The work-energy theorem and the H-P equation


The work energy theorem in general is

$$\Delta \big({1 \over 2} \;  m_A v_A^2 \big) = \sum_{j} \int  \overrightarrow{F}_{j \rightarrow A} \cdot \overrightarrow{\Delta r}_A$$

and as we showed in the work-energy theorem in fluids, in a flowing incompressible fluid, it becomes

$$\Delta \big({1 \over 2} \;  m v^2 \big) + \Delta (mgh) = \int_1^2  P\overrightarrow{A} \cdot \overrightarrow{\Delta r} + \int_1^2  \overrightarrow{F}^{viscous} \cdot \overrightarrow{\Delta r}$$

Let's consider the situation that we considered when we built the H-P equation. A uniform pipe containing an incompressible fluid (at a constant height) where we have to take into consideration a viscous drag force. We represented this model by the figure:

For this model, what happens to the work-energy theorem? Let's let the cross-sectional area of the pipe be $A$ and let's let the fluid move the width of the blue block of fluid, $L$.

Since the speed isn't changing, the term $Δ(½mv^2)$ is 0.

Since the height isn't changing, the term $Δ(mgh)$ is 0.

As we saw in our creation of Bernoulli's principle, if we watch the fluid move a distance $L$, the work done by the pressure term $(ΔP )AL$.

We now have to model the resistive force. From our discussion of the H-P equation, we'll choose $F^{viscous} = 8πμLv$ where $μ$ is the viscosity of the liquid. Since we are moving the fluid a distance $,$ and the force is constant, we can take it out of the integral. The distance integral is just $L$, so our work energy theorem becomes

$$0 = (ΔP )AL - 8πμL^2v$$

The resistive work is negative since it's direction is opposite the motion and so would reduce the kinetic energy in the work-energy theorem if the pressure forces weren't compensating.

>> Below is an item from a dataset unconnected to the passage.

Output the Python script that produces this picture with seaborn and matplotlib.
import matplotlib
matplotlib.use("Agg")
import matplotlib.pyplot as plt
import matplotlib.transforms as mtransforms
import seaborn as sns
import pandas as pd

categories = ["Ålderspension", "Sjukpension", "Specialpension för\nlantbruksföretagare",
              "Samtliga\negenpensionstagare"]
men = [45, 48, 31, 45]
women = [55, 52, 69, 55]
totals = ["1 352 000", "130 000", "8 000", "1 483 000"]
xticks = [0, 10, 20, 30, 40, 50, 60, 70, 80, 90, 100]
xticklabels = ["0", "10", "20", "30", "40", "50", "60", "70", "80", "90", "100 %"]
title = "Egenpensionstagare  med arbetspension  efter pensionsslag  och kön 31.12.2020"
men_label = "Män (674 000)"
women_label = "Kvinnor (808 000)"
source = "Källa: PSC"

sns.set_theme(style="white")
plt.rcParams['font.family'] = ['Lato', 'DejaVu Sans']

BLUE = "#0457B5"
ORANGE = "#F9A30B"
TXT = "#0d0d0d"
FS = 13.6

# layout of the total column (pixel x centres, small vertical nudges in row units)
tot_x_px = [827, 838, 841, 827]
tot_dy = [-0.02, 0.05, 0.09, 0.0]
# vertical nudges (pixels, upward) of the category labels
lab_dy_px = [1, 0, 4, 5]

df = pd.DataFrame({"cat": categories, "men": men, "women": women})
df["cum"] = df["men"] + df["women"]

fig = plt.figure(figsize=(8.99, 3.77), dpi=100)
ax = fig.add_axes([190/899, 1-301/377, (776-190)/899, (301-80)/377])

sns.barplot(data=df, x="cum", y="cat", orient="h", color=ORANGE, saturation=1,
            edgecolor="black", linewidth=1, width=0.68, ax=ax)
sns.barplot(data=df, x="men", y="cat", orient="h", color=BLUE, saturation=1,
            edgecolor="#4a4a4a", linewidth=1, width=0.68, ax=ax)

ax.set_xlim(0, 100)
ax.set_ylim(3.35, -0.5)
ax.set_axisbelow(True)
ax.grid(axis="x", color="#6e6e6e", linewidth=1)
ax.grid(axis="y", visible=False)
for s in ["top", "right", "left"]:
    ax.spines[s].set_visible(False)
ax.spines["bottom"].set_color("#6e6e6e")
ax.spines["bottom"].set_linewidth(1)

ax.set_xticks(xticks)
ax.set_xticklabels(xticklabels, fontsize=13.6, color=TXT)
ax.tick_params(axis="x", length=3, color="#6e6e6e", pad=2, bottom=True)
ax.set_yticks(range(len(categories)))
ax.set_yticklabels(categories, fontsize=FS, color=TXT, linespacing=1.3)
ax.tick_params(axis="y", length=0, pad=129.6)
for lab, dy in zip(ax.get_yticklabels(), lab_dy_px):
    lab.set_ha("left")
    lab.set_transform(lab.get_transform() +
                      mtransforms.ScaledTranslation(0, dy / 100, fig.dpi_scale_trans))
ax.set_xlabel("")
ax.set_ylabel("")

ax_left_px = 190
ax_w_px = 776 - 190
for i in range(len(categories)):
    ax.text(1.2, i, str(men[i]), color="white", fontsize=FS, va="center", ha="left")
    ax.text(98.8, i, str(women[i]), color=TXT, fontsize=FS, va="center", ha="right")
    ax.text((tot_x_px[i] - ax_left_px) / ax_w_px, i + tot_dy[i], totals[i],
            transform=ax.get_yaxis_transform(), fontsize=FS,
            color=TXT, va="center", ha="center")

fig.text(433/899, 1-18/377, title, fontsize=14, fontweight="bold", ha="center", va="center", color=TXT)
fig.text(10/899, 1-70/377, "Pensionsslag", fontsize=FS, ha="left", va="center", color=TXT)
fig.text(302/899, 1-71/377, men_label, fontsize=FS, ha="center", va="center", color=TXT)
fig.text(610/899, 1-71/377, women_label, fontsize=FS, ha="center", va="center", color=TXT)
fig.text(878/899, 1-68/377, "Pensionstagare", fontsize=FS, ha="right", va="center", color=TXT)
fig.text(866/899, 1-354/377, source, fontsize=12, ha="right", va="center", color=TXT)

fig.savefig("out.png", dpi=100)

Solving the resulting equation for $ΔP$ gives

$$ΔP = 8πμLv/A$$

Since our current (volume/s) is $Q = vA$, we can replace $v$ by $(Q/A)$ to get the H-P equation:

$$ΔP = (8πμL/A^2)Q$$

This approach gives a slightly different perspective on the H-P equation. Instead of seeing it as a balance of forces, we can see it as a balance of work done by the pressure and viscous forces. And in this form, it's pretty easy to see how we can refine our simple model to include the effects of changing height and changing vessel width!